→ **EXERCISE INSTRUCTIONS**: Reproduce each line of the material exactly, minus any picture.

━━━━━━━━

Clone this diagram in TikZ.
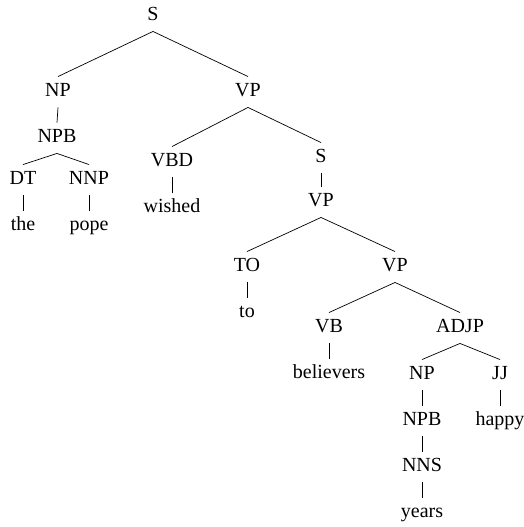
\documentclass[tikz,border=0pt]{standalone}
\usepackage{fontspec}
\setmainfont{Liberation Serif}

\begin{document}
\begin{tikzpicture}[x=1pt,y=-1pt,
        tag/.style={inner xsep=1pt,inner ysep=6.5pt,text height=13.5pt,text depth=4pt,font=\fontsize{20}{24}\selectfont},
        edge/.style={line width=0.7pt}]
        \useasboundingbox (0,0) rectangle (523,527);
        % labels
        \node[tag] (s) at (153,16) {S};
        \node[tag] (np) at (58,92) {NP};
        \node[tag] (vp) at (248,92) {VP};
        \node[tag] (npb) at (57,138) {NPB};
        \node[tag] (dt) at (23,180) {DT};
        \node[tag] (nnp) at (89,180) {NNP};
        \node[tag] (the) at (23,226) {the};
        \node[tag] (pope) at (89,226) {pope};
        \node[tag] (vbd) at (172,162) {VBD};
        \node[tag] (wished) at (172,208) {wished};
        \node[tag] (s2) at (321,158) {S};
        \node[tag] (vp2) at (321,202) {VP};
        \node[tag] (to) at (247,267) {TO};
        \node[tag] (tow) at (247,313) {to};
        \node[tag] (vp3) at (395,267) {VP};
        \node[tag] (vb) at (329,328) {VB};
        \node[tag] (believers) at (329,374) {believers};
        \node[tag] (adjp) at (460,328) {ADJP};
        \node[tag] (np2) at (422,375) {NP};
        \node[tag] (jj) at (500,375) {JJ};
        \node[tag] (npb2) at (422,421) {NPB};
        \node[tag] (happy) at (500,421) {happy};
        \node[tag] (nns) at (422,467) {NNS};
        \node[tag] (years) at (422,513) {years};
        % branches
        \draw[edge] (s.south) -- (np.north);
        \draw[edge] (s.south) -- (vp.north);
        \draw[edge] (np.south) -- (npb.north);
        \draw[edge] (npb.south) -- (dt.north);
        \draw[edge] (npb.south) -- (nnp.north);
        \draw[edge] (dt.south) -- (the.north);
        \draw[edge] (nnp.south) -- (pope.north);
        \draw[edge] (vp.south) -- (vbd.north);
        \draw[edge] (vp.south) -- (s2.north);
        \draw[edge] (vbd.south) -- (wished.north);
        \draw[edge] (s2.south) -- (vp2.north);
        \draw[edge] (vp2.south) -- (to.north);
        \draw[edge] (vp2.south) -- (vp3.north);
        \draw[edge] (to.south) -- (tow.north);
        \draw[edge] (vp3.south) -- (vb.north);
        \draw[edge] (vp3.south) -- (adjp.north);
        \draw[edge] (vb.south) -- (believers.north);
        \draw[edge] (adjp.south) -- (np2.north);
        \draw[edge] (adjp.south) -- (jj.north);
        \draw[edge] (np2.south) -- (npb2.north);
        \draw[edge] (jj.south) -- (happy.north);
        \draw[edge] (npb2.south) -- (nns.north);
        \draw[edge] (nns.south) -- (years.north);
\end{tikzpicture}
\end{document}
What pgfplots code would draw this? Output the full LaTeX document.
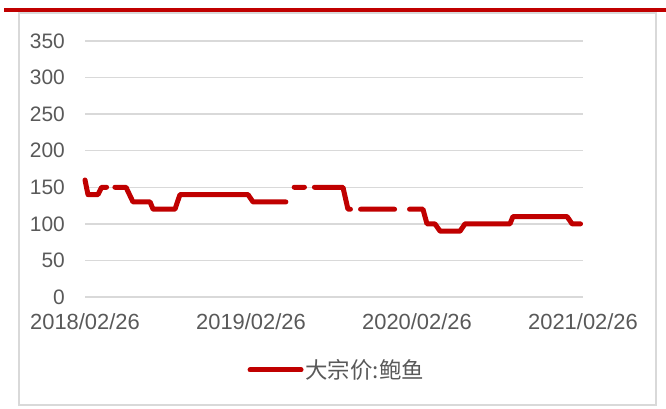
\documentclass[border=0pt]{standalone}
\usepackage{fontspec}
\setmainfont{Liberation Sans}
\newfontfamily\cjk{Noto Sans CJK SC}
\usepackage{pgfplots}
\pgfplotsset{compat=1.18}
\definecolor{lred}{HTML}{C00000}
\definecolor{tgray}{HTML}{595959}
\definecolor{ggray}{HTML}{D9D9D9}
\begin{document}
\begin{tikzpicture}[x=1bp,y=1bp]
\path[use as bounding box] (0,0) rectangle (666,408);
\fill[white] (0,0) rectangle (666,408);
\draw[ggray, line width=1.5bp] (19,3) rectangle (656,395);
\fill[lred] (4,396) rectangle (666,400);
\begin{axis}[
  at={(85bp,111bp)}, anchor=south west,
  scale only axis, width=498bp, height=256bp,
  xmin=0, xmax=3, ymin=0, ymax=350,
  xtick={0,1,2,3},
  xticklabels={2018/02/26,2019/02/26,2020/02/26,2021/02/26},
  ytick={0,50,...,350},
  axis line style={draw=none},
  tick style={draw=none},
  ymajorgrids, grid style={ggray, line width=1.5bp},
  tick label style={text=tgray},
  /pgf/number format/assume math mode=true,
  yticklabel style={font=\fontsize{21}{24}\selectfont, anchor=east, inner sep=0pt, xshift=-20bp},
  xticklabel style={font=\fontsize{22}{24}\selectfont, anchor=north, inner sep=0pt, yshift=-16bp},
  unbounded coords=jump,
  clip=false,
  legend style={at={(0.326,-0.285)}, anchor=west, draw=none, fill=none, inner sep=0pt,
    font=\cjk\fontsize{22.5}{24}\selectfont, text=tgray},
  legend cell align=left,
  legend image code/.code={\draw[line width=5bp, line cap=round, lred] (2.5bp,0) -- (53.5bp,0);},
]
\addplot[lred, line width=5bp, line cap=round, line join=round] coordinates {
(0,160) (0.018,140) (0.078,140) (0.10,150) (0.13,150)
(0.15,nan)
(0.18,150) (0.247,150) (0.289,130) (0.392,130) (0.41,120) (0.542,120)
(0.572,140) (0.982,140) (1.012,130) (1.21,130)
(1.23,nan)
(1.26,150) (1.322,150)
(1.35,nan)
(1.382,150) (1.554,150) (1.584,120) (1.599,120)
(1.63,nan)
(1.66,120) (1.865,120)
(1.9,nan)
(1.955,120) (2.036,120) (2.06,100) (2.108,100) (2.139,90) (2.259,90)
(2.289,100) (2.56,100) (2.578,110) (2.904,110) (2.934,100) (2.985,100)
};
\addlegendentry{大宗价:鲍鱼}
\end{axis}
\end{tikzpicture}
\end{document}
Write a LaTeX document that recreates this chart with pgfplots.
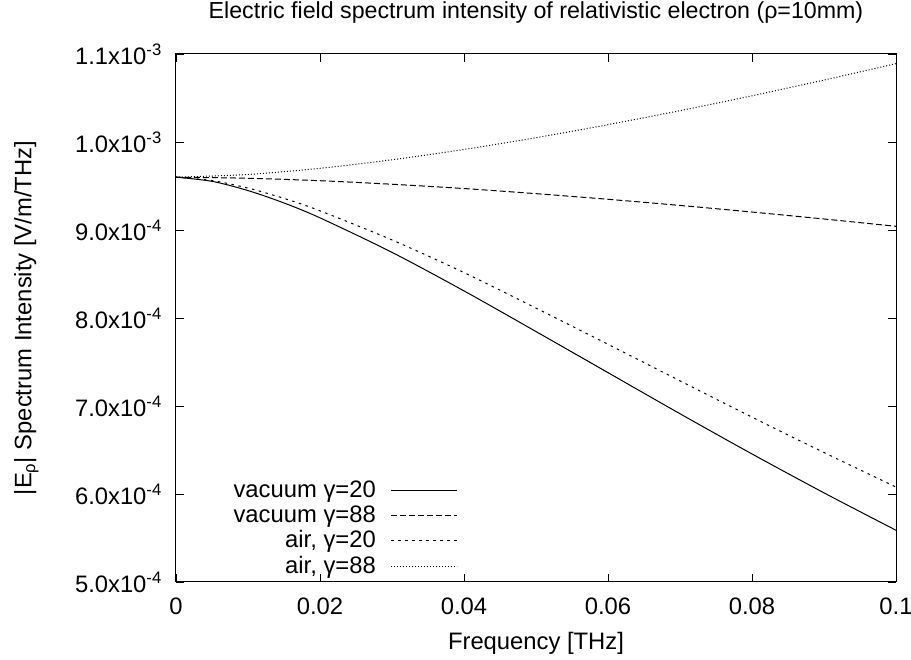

━━━━━━━━

→ **TASK RESULT**:
Clone this diagram in TikZ.
\documentclass[tikz,border=0pt]{standalone}
\usepackage{fontspec}
\setmainfont{Liberation Serif}

\begin{document}
\begin{tikzpicture}[x=1pt,y=-1pt,
        tag/.style={inner xsep=1pt,inner ysep=6.5pt,text height=13.5pt,text depth=4pt,font=\fontsize{20}{24}\selectfont},
        edge/.style={line width=0.7pt}]
        \useasboundingbox (0,0) rectangle (523,527);
        % labels
        \node[tag] (s) at (153,16) {S};
        \node[tag] (np) at (58,92) {NP};
        \node[tag] (vp) at (248,92) {VP};
        \node[tag] (npb) at (57,138) {NPB};
        \node[tag] (dt) at (23,180) {DT};
        \node[tag] (nnp) at (89,180) {NNP};
        \node[tag] (the) at (23,226) {the};
        \node[tag] (pope) at (89,226) {pope};
        \node[tag] (vbd) at (172,162) {VBD};
        \node[tag] (wished) at (172,208) {wished};
        \node[tag] (s2) at (321,158) {S};
        \node[tag] (vp2) at (321,202) {VP};
        \node[tag] (to) at (247,267) {TO};
        \node[tag] (tow) at (247,313) {to};
        \node[tag] (vp3) at (395,267) {VP};
        \node[tag] (vb) at (329,328) {VB};
        \node[tag] (believers) at (329,374) {believers};
        \node[tag] (adjp) at (460,328) {ADJP};
        \node[tag] (np2) at (422,375) {NP};
        \node[tag] (jj) at (500,375) {JJ};
        \node[tag] (npb2) at (422,421) {NPB};
        \node[tag] (happy) at (500,421) {happy};
        \node[tag] (nns) at (422,467) {NNS};
        \node[tag] (years) at (422,513) {years};
        % branches
        \draw[edge] (s.south) -- (np.north);
        \draw[edge] (s.south) -- (vp.north);
        \draw[edge] (np.south) -- (npb.north);
        \draw[edge] (npb.south) -- (dt.north);
        \draw[edge] (npb.south) -- (nnp.north);
        \draw[edge] (dt.south) -- (the.north);
        \draw[edge] (nnp.south) -- (pope.north);
        \draw[edge] (vp.south) -- (vbd.north);
        \draw[edge] (vp.south) -- (s2.north);
        \draw[edge] (vbd.south) -- (wished.north);
        \draw[edge] (s2.south) -- (vp2.north);
        \draw[edge] (vp2.south) -- (to.north);
        \draw[edge] (vp2.south) -- (vp3.north);
        \draw[edge] (to.south) -- (tow.north);
        \draw[edge] (vp3.south) -- (vb.north);
        \draw[edge] (vp3.south) -- (adjp.north);
        \draw[edge] (vb.south) -- (believers.north);
        \draw[edge] (adjp.south) -- (np2.north);
        \draw[edge] (adjp.south) -- (jj.north);
        \draw[edge] (np2.south) -- (npb2.north);
        \draw[edge] (jj.south) -- (happy.north);
        \draw[edge] (npb2.south) -- (nns.north);
        \draw[edge] (nns.south) -- (years.north);
\end{tikzpicture}
\end{document}
What pgfplots code would draw this? Output the full LaTeX document.
\documentclass[border=0pt]{standalone}
\usepackage{fontspec}
\setmainfont{Liberation Sans}
\newfontfamily\cjk{Noto Sans CJK SC}
\usepackage{pgfplots}
\pgfplotsset{compat=1.18}
\definecolor{lred}{HTML}{C00000}
\definecolor{tgray}{HTML}{595959}
\definecolor{ggray}{HTML}{D9D9D9}
\begin{document}
\begin{tikzpicture}[x=1bp,y=1bp]
\path[use as bounding box] (0,0) rectangle (666,408);
\fill[white] (0,0) rectangle (666,408);
\draw[ggray, line width=1.5bp] (19,3) rectangle (656,395);
\fill[lred] (4,396) rectangle (666,400);
\begin{axis}[
  at={(85bp,111bp)}, anchor=south west,
  scale only axis, width=498bp, height=256bp,
  xmin=0, xmax=3, ymin=0, ymax=350,
  xtick={0,1,2,3},
  xticklabels={2018/02/26,2019/02/26,2020/02/26,2021/02/26},
  ytick={0,50,...,350},
  axis line style={draw=none},
  tick style={draw=none},
  ymajorgrids, grid style={ggray, line width=1.5bp},
  tick label style={text=tgray},
  /pgf/number format/assume math mode=true,
  yticklabel style={font=\fontsize{21}{24}\selectfont, anchor=east, inner sep=0pt, xshift=-20bp},
  xticklabel style={font=\fontsize{22}{24}\selectfont, anchor=north, inner sep=0pt, yshift=-16bp},
  unbounded coords=jump,
  clip=false,
  legend style={at={(0.326,-0.285)}, anchor=west, draw=none, fill=none, inner sep=0pt,
    font=\cjk\fontsize{22.5}{24}\selectfont, text=tgray},
  legend cell align=left,
  legend image code/.code={\draw[line width=5bp, line cap=round, lred] (2.5bp,0) -- (53.5bp,0);},
]
\addplot[lred, line width=5bp, line cap=round, line join=round] coordinates {
(0,160) (0.018,140) (0.078,140) (0.10,150) (0.13,150)
(0.15,nan)
(0.18,150) (0.247,150) (0.289,130) (0.392,130) (0.41,120) (0.542,120)
(0.572,140) (0.982,140) (1.012,130) (1.21,130)
(1.23,nan)
(1.26,150) (1.322,150)
(1.35,nan)
(1.382,150) (1.554,150) (1.584,120) (1.599,120)
(1.63,nan)
(1.66,120) (1.865,120)
(1.9,nan)
(1.955,120) (2.036,120) (2.06,100) (2.108,100) (2.139,90) (2.259,90)
(2.289,100) (2.56,100) (2.578,110) (2.904,110) (2.934,100) (2.985,100)
};
\addlegendentry{大宗价:鲍鱼}
\end{axis}
\end{tikzpicture}
\end{document}
Write a LaTeX document that recreates this chart with pgfplots.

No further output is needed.